Ukraine, a country whose struggle has dominated European consciousness, budgets, and diplomacy, has not been offered an equivalent agreement. Whatever the reasons, the message is unmistakable: the EU sees something in West Afrika that it considers strategically indispensable, something worth formalizing even before extending similar guarantees to a nation fighting for its survival in Europe’s own neighbourhood.

This is not a criticism of Ukraine, nor a judgment on Europe’s choices. It is a reminder that Afrika is not peripheral to global strategy. It is central, so central that great powers are willing to anchor themselves on its shores even while crises burn closer to home.

And this new architecture is not limited to Ghana.

Together, these footholds form a quiet arc of influence stretching from the Mediterranean to the Gulf of Guinea, a ring of observation posts around the Sahel’s new political experiments. As Mali, Burkina Faso, and Niger attempt to chart independent futures, external powers are building alternative platforms from which to monitor, shape, and, if necessary, counter those trajectories. History rarely repeats itself, but it often rhymes. And Afrika has heard this rhyme before.

This is not an indictment of Ghana or any Afrikan state navigating a world of unequal choices. It is a reminder that Afrika’s vulnerability, past and present, has always been rooted in fragmentation. The continent that once carried the world on its back remains divided into 55 states, each negotiating alone with powers far larger and influential than themselves.

Europe learned long ago that unity is the only shield against domination. The European Union is not perfect, but it prevents Europeans from being played against one another, from being economically cornered, from being carved into spheres of influence by larger empires.

Afrika deserves the same protection.

A continental union, economic, political, and eventually monetary, would not erase the wounds of history, but it would prevent their repetition. It would allow Afrika to negotiate as a bloc, defend its resources, coordinate its security, and ensure that no single state is pressured into agreements that undermine the collective good. It would transform Afrika from a marketplace for external powers into a strategic actor in its own right.

And beyond Afrika, such a union could become a model for a world that desperately needs new forms of cooperation, structures that honour human dignity, restrain exploitation, and recognize the equal worth of every life, regardless of birthplace.

Because the truth is simple: The value of a human life cannot depend on geography. It cannot be diminished by poverty.

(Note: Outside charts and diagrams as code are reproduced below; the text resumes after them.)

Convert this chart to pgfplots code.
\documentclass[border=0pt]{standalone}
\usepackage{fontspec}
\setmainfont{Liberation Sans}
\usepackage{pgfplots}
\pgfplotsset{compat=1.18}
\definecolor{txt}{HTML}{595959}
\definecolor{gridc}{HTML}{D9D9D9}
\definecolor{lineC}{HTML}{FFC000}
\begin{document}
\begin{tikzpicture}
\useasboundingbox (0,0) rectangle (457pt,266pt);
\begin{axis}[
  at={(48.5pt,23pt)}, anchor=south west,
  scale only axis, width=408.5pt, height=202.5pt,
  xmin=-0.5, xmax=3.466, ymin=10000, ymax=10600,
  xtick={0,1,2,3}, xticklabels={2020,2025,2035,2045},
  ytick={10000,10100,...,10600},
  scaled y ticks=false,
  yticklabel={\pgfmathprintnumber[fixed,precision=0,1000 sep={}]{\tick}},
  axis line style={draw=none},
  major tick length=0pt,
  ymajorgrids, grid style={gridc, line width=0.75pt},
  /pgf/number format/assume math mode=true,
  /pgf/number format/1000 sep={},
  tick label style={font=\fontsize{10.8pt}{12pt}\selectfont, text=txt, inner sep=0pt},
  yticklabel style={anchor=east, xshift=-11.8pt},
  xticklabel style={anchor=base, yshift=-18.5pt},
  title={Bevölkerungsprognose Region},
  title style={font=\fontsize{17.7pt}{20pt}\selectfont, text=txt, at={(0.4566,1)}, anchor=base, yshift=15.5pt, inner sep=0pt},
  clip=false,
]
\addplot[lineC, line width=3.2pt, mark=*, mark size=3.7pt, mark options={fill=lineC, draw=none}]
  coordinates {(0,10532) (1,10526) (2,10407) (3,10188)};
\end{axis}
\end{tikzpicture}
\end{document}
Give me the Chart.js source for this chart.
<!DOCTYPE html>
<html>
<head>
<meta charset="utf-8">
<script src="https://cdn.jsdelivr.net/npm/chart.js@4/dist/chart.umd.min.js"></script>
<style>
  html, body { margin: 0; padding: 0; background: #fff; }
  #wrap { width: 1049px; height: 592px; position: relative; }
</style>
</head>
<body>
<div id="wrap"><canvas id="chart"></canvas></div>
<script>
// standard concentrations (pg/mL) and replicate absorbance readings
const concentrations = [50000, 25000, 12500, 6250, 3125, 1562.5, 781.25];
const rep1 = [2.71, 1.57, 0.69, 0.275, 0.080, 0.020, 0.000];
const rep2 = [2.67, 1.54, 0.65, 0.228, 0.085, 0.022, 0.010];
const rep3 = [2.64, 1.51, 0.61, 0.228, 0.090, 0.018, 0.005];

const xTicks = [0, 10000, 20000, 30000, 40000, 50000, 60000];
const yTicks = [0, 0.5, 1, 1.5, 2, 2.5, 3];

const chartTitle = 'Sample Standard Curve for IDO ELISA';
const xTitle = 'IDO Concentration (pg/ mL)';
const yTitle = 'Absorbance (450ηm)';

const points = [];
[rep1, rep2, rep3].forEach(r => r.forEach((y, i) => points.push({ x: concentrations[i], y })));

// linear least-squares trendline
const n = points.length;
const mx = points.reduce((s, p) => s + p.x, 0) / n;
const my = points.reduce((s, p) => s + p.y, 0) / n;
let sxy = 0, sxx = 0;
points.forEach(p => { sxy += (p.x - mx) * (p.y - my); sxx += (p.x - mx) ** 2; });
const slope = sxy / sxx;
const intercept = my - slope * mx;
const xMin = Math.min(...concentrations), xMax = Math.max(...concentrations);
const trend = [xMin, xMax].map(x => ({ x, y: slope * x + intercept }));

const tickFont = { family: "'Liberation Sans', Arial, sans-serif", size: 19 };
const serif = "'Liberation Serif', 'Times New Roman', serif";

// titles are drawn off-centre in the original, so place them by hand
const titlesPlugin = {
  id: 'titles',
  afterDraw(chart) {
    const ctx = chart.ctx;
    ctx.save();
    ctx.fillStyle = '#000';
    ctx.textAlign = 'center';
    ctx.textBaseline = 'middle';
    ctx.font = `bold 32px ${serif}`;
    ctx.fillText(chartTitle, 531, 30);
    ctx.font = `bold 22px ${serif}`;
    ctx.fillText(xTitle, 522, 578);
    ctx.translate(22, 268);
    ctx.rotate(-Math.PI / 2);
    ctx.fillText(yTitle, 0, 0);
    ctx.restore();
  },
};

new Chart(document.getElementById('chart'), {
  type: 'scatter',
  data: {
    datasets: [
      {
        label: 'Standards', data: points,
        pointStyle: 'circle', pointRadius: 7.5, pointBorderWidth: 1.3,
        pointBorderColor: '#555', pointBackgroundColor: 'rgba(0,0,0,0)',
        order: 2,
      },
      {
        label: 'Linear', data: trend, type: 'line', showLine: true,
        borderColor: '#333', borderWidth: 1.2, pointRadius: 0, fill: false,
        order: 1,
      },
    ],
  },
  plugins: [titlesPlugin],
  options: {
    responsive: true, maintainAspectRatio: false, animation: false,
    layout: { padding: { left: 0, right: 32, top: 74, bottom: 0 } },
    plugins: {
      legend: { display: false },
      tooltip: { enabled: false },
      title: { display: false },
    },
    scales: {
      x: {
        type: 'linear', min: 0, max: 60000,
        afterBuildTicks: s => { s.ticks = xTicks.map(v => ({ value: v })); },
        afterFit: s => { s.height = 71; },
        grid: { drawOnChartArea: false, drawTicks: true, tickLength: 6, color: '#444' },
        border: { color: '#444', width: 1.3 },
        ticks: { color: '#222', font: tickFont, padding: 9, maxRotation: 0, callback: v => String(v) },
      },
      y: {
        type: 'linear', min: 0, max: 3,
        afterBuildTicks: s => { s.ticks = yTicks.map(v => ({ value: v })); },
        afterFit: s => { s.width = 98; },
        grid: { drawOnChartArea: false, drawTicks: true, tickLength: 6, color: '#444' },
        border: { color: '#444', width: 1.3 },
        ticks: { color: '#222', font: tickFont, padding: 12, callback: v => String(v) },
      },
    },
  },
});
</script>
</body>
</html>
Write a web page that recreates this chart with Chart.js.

It cannot be negotiated in diplomatic chambers.

Ghana’s resolution at the UN is a beginning, a call to remember. But remembrance alone is not justice. Justice requires unity. Justice requires courage. Justice requires a world where exploitation is not merely condemned but restored and systems constructed to make it less possible in the present and future.

Afrika has carried the world before, and, united, it can help heal it again. But before the world asks more of us, it must learn to look in the mirror, individually and collectively, with humility. It must confront the full architecture of its violence: European colonization and transatlantic enslavement, yes, but also the centuries-long systems of Arab slavery that moved Afrikan bodies across the Sahara, through the Horn, and into the Middle East and North Afrika, systems marked not only by forced labor, but by widespread castration of Afrikan men, sexual violence against Afrikan women and girls, and the deliberate disruption of Afrikan lineage to erase futures before they could be born.

Truth cannot be selective and still call itself justice.

This violence did not end with the body. It extended into memory, knowledge, and legacy. Afrikan innovation, science, architecture, and intellectual traditions were absorbed, renamed, and credited elsewhere, often to Arab and later European institutions, while the original creators were erased from the narrative. What was built by Afrikan hands and minds was too often stripped of its origin, repackaged, and presented to the world as though Afrikans had contributed nothing to human advancement.

The world must learn to trade fairly instead of extracting, to collaborate instead of conquering, and to repay the debts it has long denied - debts built on Afrikan land, labor, intellect, and life. It must abandon the comfort of jaundiced denial and diplomatic abstention, where silence masquerades as neutrality while exploitation continues uninterrupted. There can be no healing without honesty, and no honesty without naming every system, every structure, and every actor that participated in the harm.

Yet this is not only a call outward, it is a call inward.

If we, as Afrikans across the continent and the diaspora, are to demand change, we must also reject the inherited postures of fragmentation, silence, and permission-seeking that were engineered to weaken us. We cannot reclaim our birthright using the same frameworks that distorted it. We must refuse erasure of our histories, our suffering, and even the full truth of who has harmed us, and we must also refuse division in how we respond.

Our power has never been the art of imitation. It has always been in strategic alignment.

We must stand with clarity, with courage, and with a shared commitment to sovereignty, dignity, and collective destiny, not as scattered states or competing identities, but as a people who understand that unity is not optional in a world that has long coordinated against us.

The future will not be given. It will be remembered, rebuilt, and reclaimed, together.